Mental health, recovery and resilience in Burundi: What happens in under-served communities

Neurological Disorders

ISSN: 2329-6895

Open Access

Mental health, recovery and resilience in Burundi: What happens in under-served communities

N Nkengurutse and P Bitangumutwenzi

Psychiatric Clinic, Burundi

Posters & Accepted Abstracts: J Neurol Disord

Abstract :

Background & Aim: The resilience approach is in keeping with the World Health Organizations conceptualization of mental health as a positive state of psychological well-being going beyond the absence of disease (World Health Organization, 2005). Accumulating evidence indicates the beneficial effects of a psychosocial support on general well-being in patients with mental health impairments. Less evidence is available on benefits of social-economic reinsertion in mental health resilience. This study examined the association between social rehabilitation and recovery status for one year in persons with mental illness.
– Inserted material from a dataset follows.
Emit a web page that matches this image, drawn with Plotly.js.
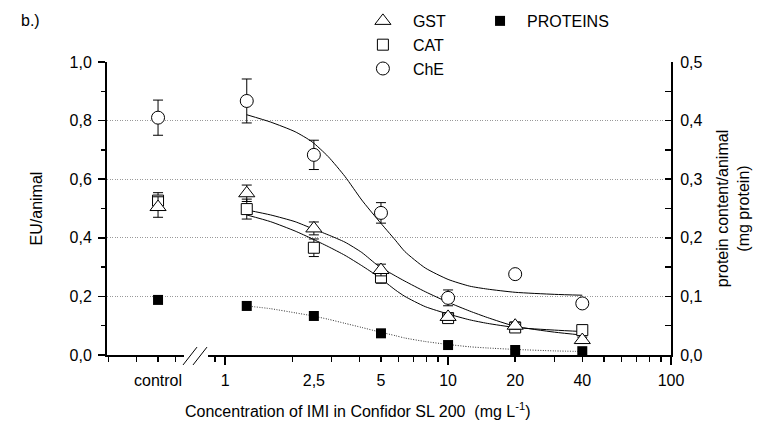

Method: A longitudinal study using information from mental health database within psychiatric clinic included 120 inpatients aged between 15-55 years in 2017; we collected data during stay and approximately 1 year after they were discharged. WHODAS tool was used to gather information.

Result: The mean age of sample was 22.4. Patients were women (61.5%), men (48.5%); married (43%); rural (89, 4%), undereducated (75%); refugees (93%); from large families (74%); without land (83%), job (87%) or access to health system (47%). They used traditional (92%) or faith care (35%). Screening was made by family (50%), neighbors (35%), community workers (10%) or care providers (5%). GP diagnosed 100% of people: with depression (57%), psychotic features (20%), bipolar disorders (13%), schizophrenia (8 %). 65 % was trauma patients. Average length of stay was 20.1 days. After one year, home visits (12%), Psychological support (25%), medical treatment (14%) was provided. stigmatization (60%) and poor economic reinsertion (90%) undermined improvement. Full recovery (30%) and relapse (42%) of patients were noticed 12 months later.

Conclusion: This study shows how people struggle to recover from a mental illness despite challenge of access to medical services and poor social reinsertion which jeopardizes resilience.